By Seth Ziegler
Seth is a senior accounting major at the College.
I was checked into the ER at Capital Health Hopewell with diabetic complications on the night of Tuesday, March 10. As ER staff scrambled and patients poured in with masks and flu like symptoms, I was entering a state known as diabetic ketoacidosis. This is a life threatening condition that consists of one’s blood producing high levels of acid, which can destroy blood vessels and internal organs.
Typically, I would only spend 8-10 hours in the hospital with such diabetic complications. But this time, I was there for 40.
I am not mad or resentful in any way towards those who are doing their best to keep things running smoothly. In fact, I am incredibly grateful for every medical professional who assisted during such uncertain times.

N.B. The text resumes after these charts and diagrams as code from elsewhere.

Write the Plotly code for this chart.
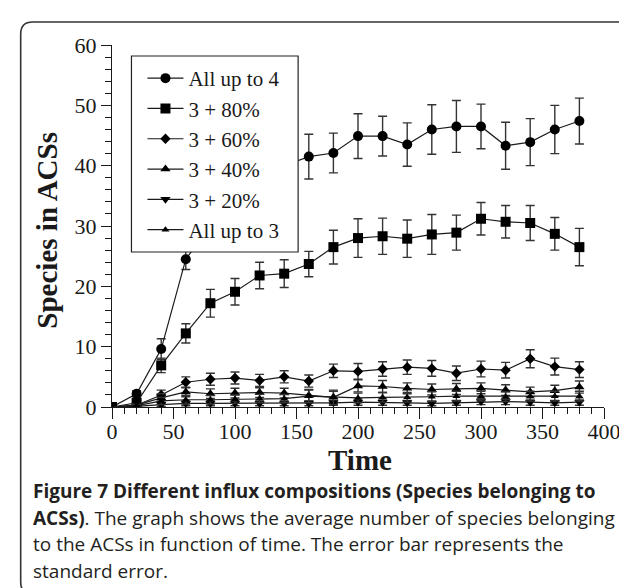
import plotly.graph_objects as go

# ---------------- data ----------------
time = [0, 20, 40, 60, 80, 100, 120, 140, 160, 180, 200, 220, 240, 260, 280, 300, 320, 340, 360, 380]

all4 = [0, 2.2, 9.6, 24.5, 30.0, 34.0, 37.5, 40.0, 41.5, 42.1, 44.9, 44.9, 43.5, 46.0, 46.5, 46.5, 43.3, 43.9, 46.0, 47.4]
all4_err = [0, 0.5, 1.7, 1.7, 2.5, 2.8, 3.0, 3.3, 3.7, 3.3, 3.7, 3.3, 3.6, 4.1, 4.3, 3.7, 3.9, 3.9, 4.0, 3.8]

p80 = [0, 0.7, 6.9, 12.2, 17.2, 19.1, 21.8, 22.1, 23.7, 26.5, 28.0, 28.3, 27.9, 28.6, 28.9, 31.2, 30.7, 30.5, 28.7, 26.5]
p80_err = [0, 0.3, 1.2, 1.6, 2.3, 2.2, 2.2, 2.3, 2.1, 2.8, 3.2, 3.0, 3.1, 3.3, 2.9, 2.7, 2.7, 2.9, 2.7, 3.1]

p60 = [0, 0.3, 2.0, 4.1, 4.6, 4.8, 4.4, 5.0, 4.3, 6.0, 5.9, 6.3, 6.6, 6.4, 5.6, 6.3, 6.1, 8.0, 6.7, 6.2]
p60_err = [0, 0.2, 0.8, 0.9, 1.0, 1.0, 1.0, 1.0, 1.0, 1.1, 1.3, 1.2, 1.2, 1.3, 1.2, 1.3, 1.3, 1.5, 1.4, 1.3]

p40 = [0, 0.3, 1.5, 2.5, 2.2, 2.3, 2.4, 2.3, 1.9, 1.6, 3.5, 3.4, 3.1, 2.9, 3.0, 3.1, 2.8, 2.5, 2.7, 3.3]
p40_err = [0, 0.2, 0.7, 0.8, 0.8, 0.8, 0.8, 0.8, 0.9, 1.0, 1.0, 1.0, 0.9, 0.9, 0.9, 0.9, 0.9, 0.8, 0.9, 1.0]

p20 = [0, 0.1, 0.4, 0.6, 0.6, 0.6, 0.6, 0.6, 0.6, 0.7, 0.8, 0.8, 0.7, 0.6, 0.7, 0.9, 0.9, 0.8, 0.7, 0.8]
p20_err = [0, 0.1, 0.3, 0.4, 0.4, 0.4, 0.4, 0.4, 0.4, 0.4, 0.5, 0.5, 0.4, 0.4, 0.4, 0.5, 0.5, 0.5, 0.4, 0.5]

all3 = [0, 0.2, 1.0, 1.2, 1.2, 1.3, 1.4, 1.4, 1.8, 1.6, 1.5, 1.6, 1.6, 1.7, 1.8, 1.8, 1.7, 1.8, 1.8, 1.8]
all3_err = [0, 0.2, 0.6, 0.7, 0.7, 0.7, 0.7, 0.7, 1.1, 1.2, 0.8, 0.8, 0.8, 0.8, 0.8, 0.8, 0.8, 0.8, 0.8, 0.8]

series_names = ["All up to 4", "3 + 80%", "3 + 60%", "3 + 40%", "3 + 20%", "All up to 3"]
x_ticks = [0, 50, 100, 150, 200, 250, 300, 350, 400]
y_ticks = [0, 10, 20, 30, 40, 50, 60]
x_title = "Time"
y_title = "Species in ACSs"

caption_lines = [
    "<b>Figure 7 Different influx compositions (Species belonging to</b>",
    "<b>ACSs)</b>. The graph shows the average number of species belonging",
    "to the ACSs in function of time. The error bar represents the",
    "standard error.",
]

# ---------------- layout geometry ----------------
W, H = 627, 588
L, R, T, B = 103.5, 30.5, 37, 189
PW, PH = W - L - R, H - T - B


def px(x):
    return (x - L) / PW


def py(y):
    return (H - B - y) / PH


SERIF = "Liberation Serif, Times New Roman, serif"
INK = "#1a1a1a"

fig = go.Figure()

styles = [
    (all4, all4_err, "circle", 10),
    (p80, p80_err, "square", 10),
    (p60, p60_err, "diamond", 8),
    (p40, p40_err, "triangle-up", 9),
    (p20, p20_err, "triangle-down", 9),
    (all3, all3_err, "triangle-up", 7),
]

for name, (vals, errs, sym, sz) in zip(series_names, styles):
    fig.add_trace(go.Scatter(
        x=time, y=vals, name=name, mode="lines+markers",
        line=dict(color=INK, width=1.2),
        marker=dict(symbol=sym, size=sz, color="black"),
        error_y=dict(type="data", array=errs, visible=True, color="#333333", thickness=1.4, width=4.5),
    ))

# rounded frame around the whole figure
x0, x1 = px(12), px(640)
y0, y1 = py(14), py(586)
rx, ry = 12 / PW, 12 / PH
path = (f"M {x0 + rx},{y0} L {x1 - rx},{y0} Q {x1},{y0} {x1},{y0 - ry} "
        f"L {x1},{y1 + ry} Q {x1},{y1} {x1 - rx},{y1} L {x0 + rx},{y1} "
        f"Q {x0},{y1} {x0},{y1 + ry} L {x0},{y0 - ry} Q {x0},{y0} {x0 + rx},{y0} Z")
fig.add_shape(type="path", path=path, xref="paper", yref="paper",
              line=dict(color="#333333", width=1.6), fillcolor="rgba(0,0,0,0)", layer="below")

# legend box (white, covers the curves beneath it)
fig.add_shape(type="rect", xref="paper", yref="paper",
              x0=px(123), x1=px(290), y0=py(48), y1=py(244),
              line=dict(color="#222222", width=1.2), fillcolor="white", layer="above")

caption_y = [483, 510, 536, 563]
for txt, yy in zip(caption_lines, caption_y):
    fig.add_annotation(text=txt, xref="paper", yref="paper", x=px(22), y=py(yy),
                       xanchor="left", yanchor="middle", showarrow=False,
                       font=dict(family="Open Sans, Noto Sans, sans-serif", size=19, color="#231f20"))

# axis titles
fig.add_annotation(text=f"<b>{x_title}</b>", xref="paper", yref="paper", x=px(352), y=py(452),
                   xanchor="center", yanchor="middle", showarrow=False,
                   font=dict(family=SERIF, size=29, color=INK))
fig.add_annotation(text=f"<b>{y_title}</b>", xref="paper", yref="paper", x=px(38), y=py(222),
                   xanchor="center", yanchor="middle", showarrow=False, textangle=-90,
                   font=dict(family=SERIF, size=29, color=INK))

fig.update_layout(
    width=W, height=H,
    margin=dict(l=L, r=R, t=T, b=B, autoexpand=False),
    paper_bgcolor="white", plot_bgcolor="white",
    font=dict(family=SERIF, color=INK, size=20),
    showlegend=True,
    legend=dict(x=px(124), y=py(50), xanchor="left", yanchor="top",
                bgcolor="rgba(0,0,0,0)", borderwidth=0,
                font=dict(family=SERIF, size=21, color=INK),
                itemwidth=36, indentation=10, tracegroupgap=0),
)

fig.update_xaxes(
    range=[0, 400], tickvals=x_ticks, ticktext=[str(v) for v in x_ticks],
    showline=True, linecolor=INK, linewidth=1.2, mirror=False,
    ticks="outside", ticklen=11, tickwidth=1.2, tickcolor=INK,
    minor=dict(dtick=10, ticks="outside", ticklen=5.5, tickwidth=1, tickcolor=INK),
    showgrid=False, zeroline=False, ticklabelstandoff=-7,
    tickfont=dict(family=SERIF, size=22, color=INK),
)
fig.update_yaxes(
    range=[0, 60], tickvals=y_ticks, ticktext=[str(v) for v in y_ticks],
    showline=True, linecolor=INK, linewidth=1.2, mirror=False,
    ticks="outside", ticklen=10, tickwidth=1.2, tickcolor=INK,
    minor=dict(dtick=2, ticks="outside", ticklen=5.5, tickwidth=1, tickcolor=INK),
    showgrid=False, zeroline=False,
    tickfont=dict(family=SERIF, size=22, color=INK),
)

fig.write_html("out.html")
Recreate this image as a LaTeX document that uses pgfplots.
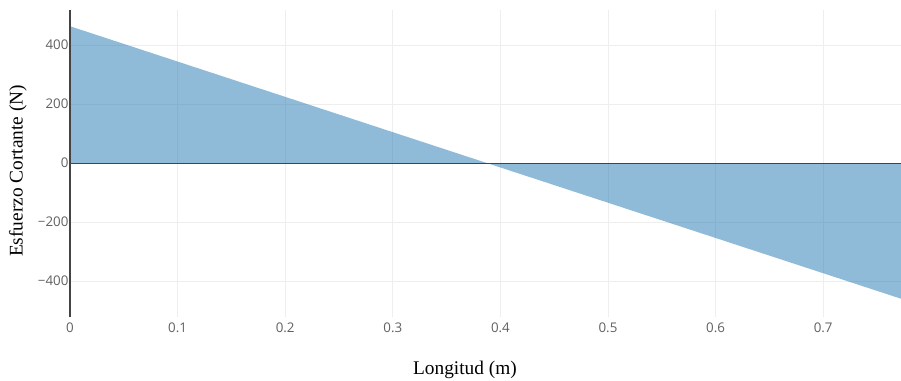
\documentclass[border=0pt]{standalone}
\usepackage{fontspec}
\setmainfont{Liberation Serif}
\newfontfamily\tickfont{Open Sans}
\usepackage{pgfplots}
\pgfplotsset{compat=1.18}
\definecolor{plotblue}{RGB}{31,119,180}
\definecolor{axgray}{RGB}{68,68,68}
\definecolor{gridgray}{RGB}{238,238,238}
\begin{document}
\begin{tikzpicture}
\useasboundingbox (-52.5pt,-47.25pt) rectangle (623.25pt,237.75pt);
\begin{axis}[
  at={(0,0)}, anchor=south west,
  scale only axis,
  width=623.25pt, height=230.25pt,
  xmin=0, xmax=0.7723, ymin=-522, ymax=519,
  axis line style={draw=none},
  tick style={draw=none},
  xtick={0,0.1,0.2,0.3,0.4,0.5,0.6,0.7},
  xticklabels={0,0.1,0.2,0.3,0.4,0.5,0.6,0.7},
  ytick={-400,-200,0,200,400},
  yticklabels={−400,−200,0,200,400},
  ticklabel style={font=\tickfont\fontsize{10}{11}\selectfont, text=axgray!85},
  yticklabel style={inner xsep=1pt},
  xticklabel style={yshift=-0.5pt},
  xmajorgrids, ymajorgrids,
  major grid style={gridgray, line width=0.75pt},
  clip=false,
]
\addplot[draw=none, fill=plotblue, fill opacity=0.5] coordinates {
  (0,0) (0,464) (0.3875,0) (0.7723,-460) (0.7723,0)
} -- cycle;
\draw[axgray, line width=0.75pt] (axis cs:0,0) -- (axis cs:0.7723,0);
\draw[axgray, line width=1.5pt] (axis cs:0,-522) -- (axis cs:0,519);
\end{axis}
\node[font=\fontsize{14.5}{16}\selectfont] at (296.25pt,-39.75pt) {Longitud (m)};
\node[rotate=90, font=\fontsize{14.5}{16}\selectfont] at (-39pt,109.5pt) {Esfuerzo Cortante (N)};
\end{tikzpicture}
\end{document}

But I am scared.
When I was first admitted to the hospital, the care I received was top notch — healthcare providers and I knew each other on a first name basis and I was checked in on every half hour.
But as my hospitalization progressed, I got an unnerving sneak peak of what this country’s healthcare system has come to. On March 11, the day after I was admitted, the World Health Organization declared COVID-19 a pandemic.
My check ups, which were once every 30 minutes, became every 45 minutes, and then every hour. I was transferred from my ER location to an ICU room, which I was told was working past its maximum occupancy.
The very nature of coronavirus, along with the stress-inducing media, create a perfect storm for the over burdening of our health systems. Sanitized rooms were almost impossible to come by, nurses and technicians were stretched incredibly thin and being treated by a certified MD was out of the question. During my time in the ER, I watched as the hallways filled with beds and overpopulated with patients in medical masks.
When I expressed my concerns about when I would be cared for and eventually discharged, I was apologized to and told that because of my status, I was “moved to the bottom of the list.” As a patient who has relied on doctors and the healthcare system for most of my life, I am extremely grateful for everything that I have access to. However, for the first time, my condition was put on the back burner in a clinical setting.
We as a nation are not prepared for what this virus has planned for us. As I laid in my hospital bed, I read about the horror stories coming out of Italy. Healthcare is stretched so thin that conversations are being had on who can live and who must die.
As I walked out of the hospital and witnessed groups of people anxiously waiting to be attended to, I realized that humanity has an obligation to take this seriously. Your weekend plans are reschedulable, your vacations can be put on hold and your favorite restaurant will still be standing after the smoke clears. If we want to put out this fire, we have no choice but to work together by staying apart.